When I woke up on May 31st at 5am, no longer able to sleep, I was kind of like a kid on Christmas morning anxious to see what Santa brought, but slightly concerned that Santa may have filled many of the brightly wrapped packages with vipers (the snakes not the cars) and steaming piles of dog shit. Not that Santa brings those things in my house, but you get the idea. I immediately logged onto the SPS website and saw that no information was available until "mid-day," and we'd be notified by an update to the website.
I spent much of the morning refreshing the SPS website. I hoped that maybe, by some minor miracle they'd actually get make the information available earlier than their published deadline. (God I'm hilarious, everyone knows the SPS never exceeds expectation at an administrative level). So as I sat in my morning meeting, half listening to my very important work and half obsessively reloading the enrollment page I wasn't expecting my cell phone to ring. When I looked at the caller, it was Big Dog's school. Immediately assuming it was a call to pick him up, I answered. It was the principal. She started in her usual way, "Hi Laura, it's the principal (actually she used her name). Big Dog is fine."
She does this to keep parents from panicking. It always makes me smile because I am one of those parents who panics as soon as the number shows up on my phone.
"I just wanted to let you know that we got our registration lists for next year today and Little Dog is on them. He got into our school," she continued.

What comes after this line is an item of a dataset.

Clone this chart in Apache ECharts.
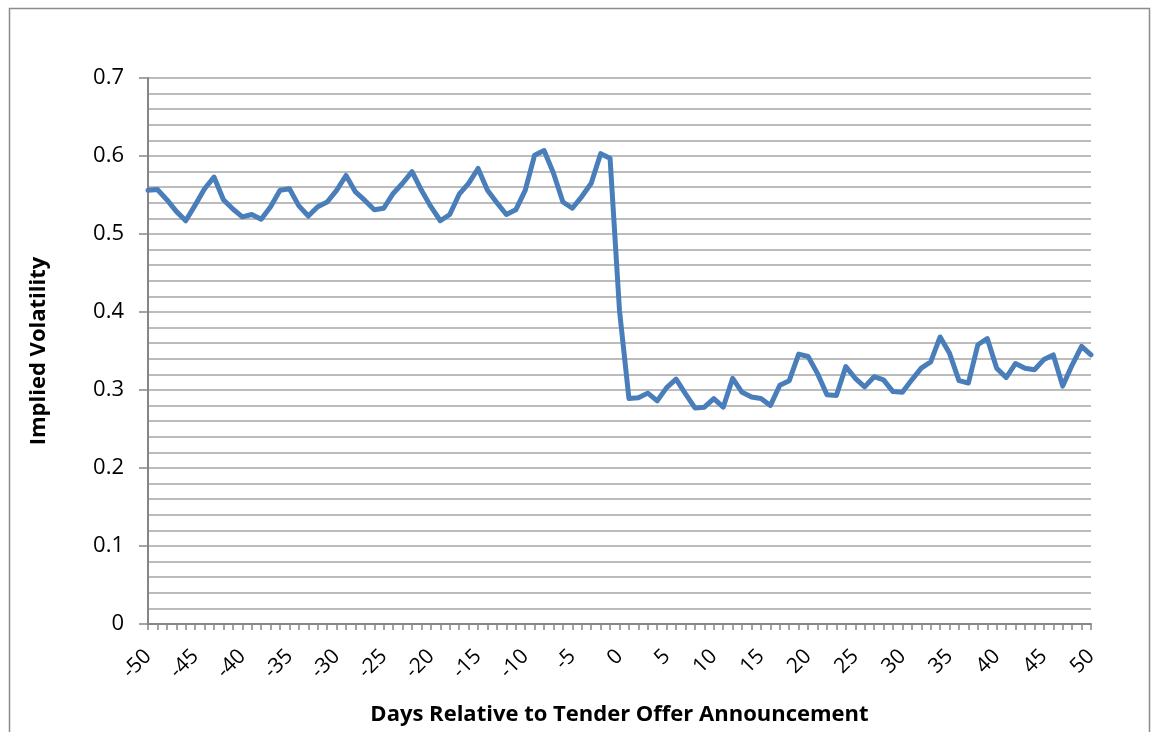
<!DOCTYPE html>
<html>
<head>
<meta charset="utf-8">
<script src="https://cdn.jsdelivr.net/npm/echarts@6/dist/echarts.min.js"></script>
<style>
  html, body { margin: 0; padding: 0; background: #fff; }
  #chart { width: 1158px; height: 732px; }
</style>
</head>
<body>
<div id="chart"></div>
<script>
// days relative to the announcement
const days = [
  -50, -49, -48, -47, -46, -45, -44, -43, -42, -41, -40, -39, -38, -37, -36, -35, -34,
  -33, -32, -31, -30, -29, -28, -27, -26, -25, -24, -23, -22, -21, -20, -19, -18, -17,
  -16, -15, -14, -13, -12, -11, -10, -9, -8, -7, -6, -5, -4, -3, -2, -1, 0,
  1, 2, 3, 4, 5, 6, 7, 8, 9, 10, 11, 12, 13, 14, 15, 16, 17, 18, 19, 20,
  21, 22, 23, 24, 25, 26, 27, 28, 29, 30, 31, 32, 33, 34, 35, 36, 37, 38, 39, 40,
  41, 42, 43, 44, 45, 46, 47, 48, 49, 50
]

// implied volatility, day -50 .. -1
const volBefore = [
  0.556, 0.557, 0.544, 0.529, 0.517, 0.537, 0.558, 0.573, 0.544, 0.532,
  0.522, 0.525, 0.519, 0.535, 0.556, 0.558, 0.536, 0.523, 0.535, 0.541,
  0.556, 0.575, 0.554, 0.543, 0.531, 0.533, 0.552, 0.565, 0.580, 0.556,
  0.535, 0.517, 0.525, 0.551, 0.565, 0.584, 0.556, 0.540, 0.525, 0.531,
  0.556, 0.601, 0.607, 0.578, 0.541, 0.533, 0.548, 0.565, 0.603, 0.597
]
// day 0 .. 50
const volAfter = [
  0.402, 0.289, 0.290, 0.296, 0.286, 0.303, 0.314, 0.295, 0.277, 0.278,
  0.289, 0.278, 0.315, 0.297, 0.291, 0.289, 0.280, 0.306, 0.312, 0.346,
  0.343, 0.321, 0.294, 0.293, 0.330, 0.315, 0.304, 0.317, 0.313, 0.298,
  0.297, 0.313, 0.328, 0.336, 0.368, 0.347, 0.312, 0.309, 0.358, 0.366,
  0.328, 0.316, 0.334, 0.328, 0.326, 0.339, 0.345, 0.305, 0.332, 0.356,
  0.345
]

const yTicks = [0, 0.1, 0.2, 0.3, 0.4, 0.5, 0.6, 0.7]

const volatility = volBefore.concat(volAfter)
const font = "'Open Sans', 'Liberation Sans', sans-serif"

let option = {
  backgroundColor: "#fff",
  animation: false,
  graphic: [
    {
      type: "rect",
      shape: { x: 9.5, y: 8.5, width: 1140, height: 740 },
      style: { fill: "none", stroke: "#8c8c8c", lineWidth: 1.5 },
      silent: true
    }
  ],
  grid: {
    left: 148,
    right: 67,
    top: 78,
    bottom: 108
  },
  xAxis: {
    type: "category",
    data: days.map(String),
    boundaryGap: false,
    name: "Days Relative to Tender Offer Announcement",
    nameLocation: "middle",
    nameGap: 80,
    nameTextStyle: { fontFamily: font, fontSize: 22, fontWeight: "bold", color: "#000" },
    axisLine: { lineStyle: { color: "#868686", width: 2 } },
    axisTick: { show: true, interval: 0, length: 6, lineStyle: { color: "#868686", width: 1.5 } },
    axisLabel: {
      interval: 4,
      rotate: 45,
      margin: 29,
      fontFamily: font,
      fontSize: 21,
      color: "#000"
    },
    splitLine: { show: false }
  },
  yAxis: {
    type: "value",
    min: yTicks[0],
    max: yTicks[yTicks.length - 1],
    interval: 0.1,
    name: "Implied Volatility",
    nameLocation: "middle",
    nameGap: 98,
    nameRotate: 90,
    nameTextStyle: { fontFamily: font, fontSize: 22, fontWeight: "bold", color: "#000" },
    axisLine: { show: true, lineStyle: { color: "#868686", width: 2 } },
    axisTick: { show: true, length: 9, lineStyle: { color: "#868686", width: 1.5 } },
    axisLabel: {
      margin: 24,
      fontFamily: font,
      fontSize: 22,
      color: "#000",
      formatter: function (v) {
        return String(+v.toFixed(1))
      }
    },
    splitLine: { show: true, lineStyle: { color: "#bcbcbc", width: 2 } },
    minorTick: { show: false, splitNumber: 5 },
    minorSplitLine: { show: true, lineStyle: { color: "#bcbcbc", width: 2 } }
  },
  series: [
    {
      type: "line",
      data: volatility,
      showSymbol: false,
      symbol: "none",
      lineStyle: { color: "#4a7ebb", width: 5, join: "round", cap: "round" },
      itemStyle: { color: "#4a7ebb" }
    }
  ]
}

const dom = document.getElementById("chart")
const myChart = echarts.init(dom, null, { renderer: "canvas" })
myChart.setOption(option)
window.addEventListener("resize", function () {
  myChart.resize()
})
</script>
</body>
</html>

I nearly screamed with relief.
"I know the letters are in the mail today, but the registrar (again, she used the person's actual name) told me you were concerned, so I thought we'd give you an immediate call so you could stop worrying. He's in."
How many schools have a principal who care this much? How many schools have staff that remember a concerned call asking about enrollment numbers hoping to get some kind of idea of how much of a long shot we were dealing with? This is why we're happy here. This is why Little Dog needed to go here. I thanked her profusely, breathed a giant sigh of relief and felt about 50lbs lighter than I had for the past two months.

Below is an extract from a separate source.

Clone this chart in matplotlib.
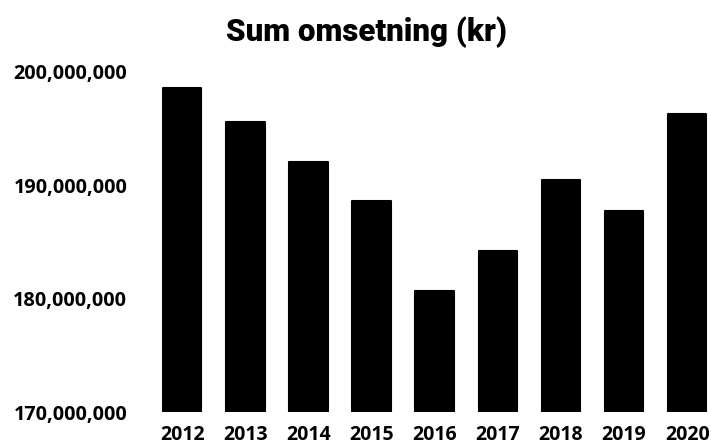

Over the course of the day I checked in on the Save Seattle Schools blog to see if others were as lucky. Unfortunately many were not. In more popular schools families were split up and even those who had checked the "Sibling Placement" priority box, meaning they were putting the desire to keep their kids in one school together over the desire to be in any particular school, were not given the assignments they were hoping for. As relieved as I was, this made me feel a little sick. These families are now forced to live the stressful pull between schools that I had been dreading. Shutting kids to two different schools, rushing between locations for big events like the first day of class and end of school year activities. It got me thinking. I don't think many of those who put this "plan" in place thought through just what they were doing to families. Even with all of the community input at the meetings discussing the New Student Assignment Plan where families begged for a transition period that would ease the plan in over a period of 3 or so years. Even with the petitions and letters to the school board. Even with the very real families calling the office, begging them to reconsider. I don't think they considered how this made families less able to support their students, less able to support their school. Nice work Seattle Public Schools.